What Physics Really Says About Particle Form

So, do particles have a true form? According to modern physics, the answer is no—at least not in the way we usually mean by “form.” Particles do not possess fixed shapes, boundaries, or structures that exist independently of observation. They are better understood as dynamic patterns of probability or excitations of underlying fields.

Their apparent form emerges when they interact with something else, especially with measurement devices or other particles. What we see is not the particle itself in isolation, but the result of an interaction governed by quantum rules.

Why This Matters Beyond Physics

This shift in understanding isn’t just a technical detail for scientists. It challenges deep assumptions about reality itself. It suggests that the universe is not made of tiny, solid building blocks stacked together like Lego bricks. Instead, it’s built from relationships, interactions, and probabilities.

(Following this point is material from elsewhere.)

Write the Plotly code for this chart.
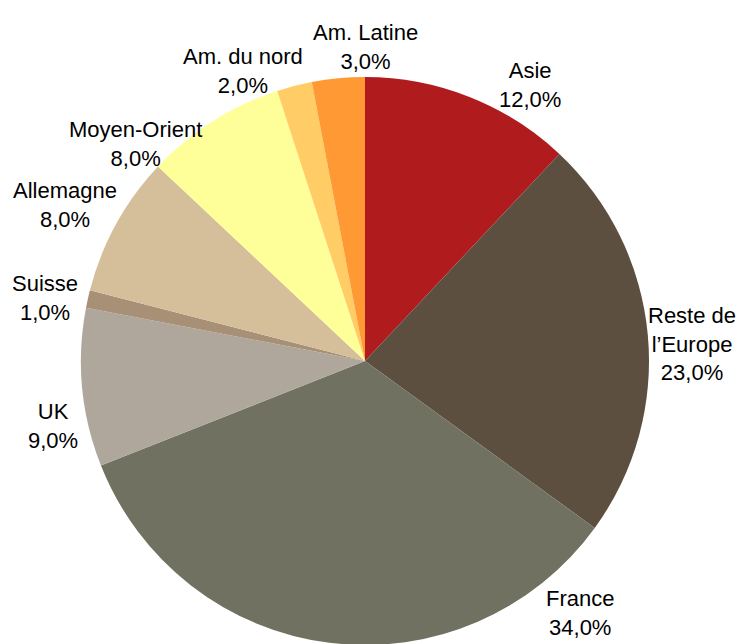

This perspective influences fields ranging from philosophy to technology. Quantum computers, for example, rely on the fact that particles don’t have single, definite states. Advanced materials depend on understanding how quantum behavior shapes collective properties. Even our sense of certainty is affected. At the deepest level, nature is not rigid and predetermined. It is flexible, contextual, and profoundly interconnected.

The Final Takeaway

Particles do not have a “true form” hidden beneath appearances. They are not tiny objects waiting to be revealed by better microscopes. They are quantum entities whose behavior defies classical intuition and whose properties emerge through interaction. Physics doesn’t say that particles are illusions. It says that our everyday idea of form is not fundamental. What exists at the deepest level is stranger, subtler, and more fascinating than solid shapes moving through empty space. In letting go of the idea that particles must have a fixed form, we gain something far richer: a universe that is alive with possibility, shaped not by rigid objects, but by the dynamic rules that govern how reality itself comes into being.